Pretty cool, Percy.
I played around with developing something like this a while back. I wasn’t too keen on my early attempts, because, like your program here, the selection pressure was driving the organism to a particular solution, rather than presenting a problem and letting random mutations develop their own solution(s). How to program that, though?
The best I was able to come up with was a picture that mutated. I started with a grid of 20x20 squares, each with a random color. Its offspring would mutate by having a random number of squares change its color to a new random color. The human operator would choose a child picture to be the new parent, all other children died away. The selection pressure then became whatever the human wanted it to be. I was hoping that the random picture itself would suggest something. Hey, that kind of looks like an apple/fork/lightning bolt/whatever. The human would then select that child, and as he kept making selections, a nice picture of an apple/whatever would appear.
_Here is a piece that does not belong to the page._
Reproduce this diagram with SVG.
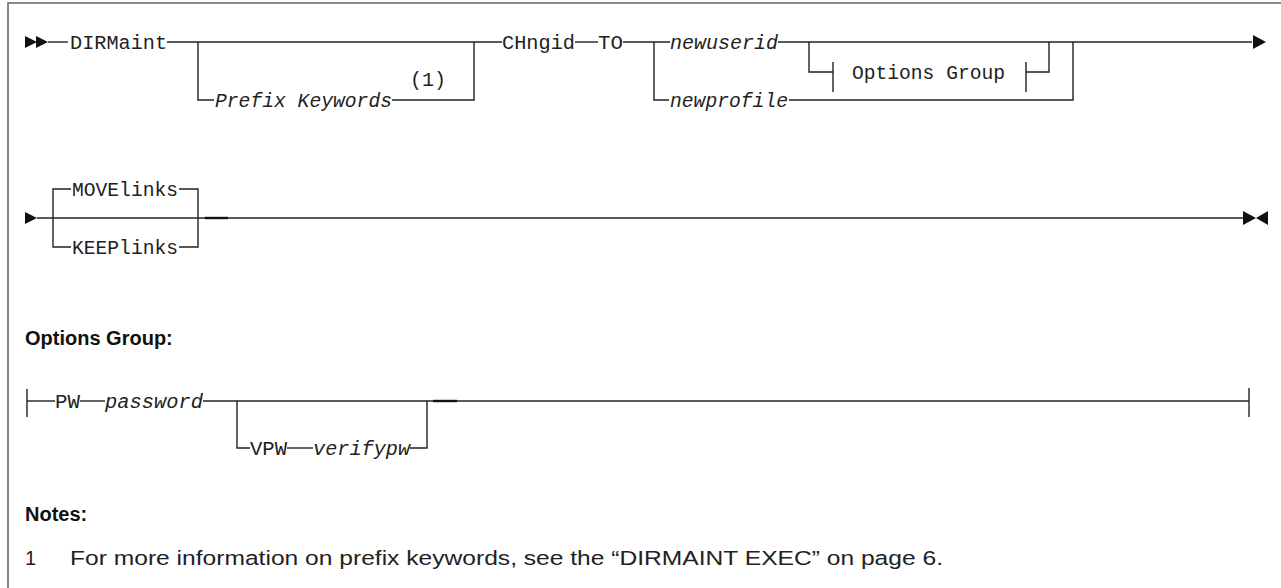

In practice, it was a flop. At 6 children per generation (the most I could fit on the screen without scrolling), and roughly 15 seconds per generation minimum, it looked to take much longer than my attention span to generate any picture of note. I tried upping the mutation rate, but that caused any pattern that started to emerge to disintegrate. I tried altering the number of squares in the grid, the number of colors available, how far a random mutation could jump along the color scale (e.g. red to orange allowed, red to blue not); nothing seemed to help much. Only by simplifying tremendously — 4x4 grid, 4 colors, selection pressure: blue=good, not blue=bad — did I get anywhere, but that wasn’t very satisfying.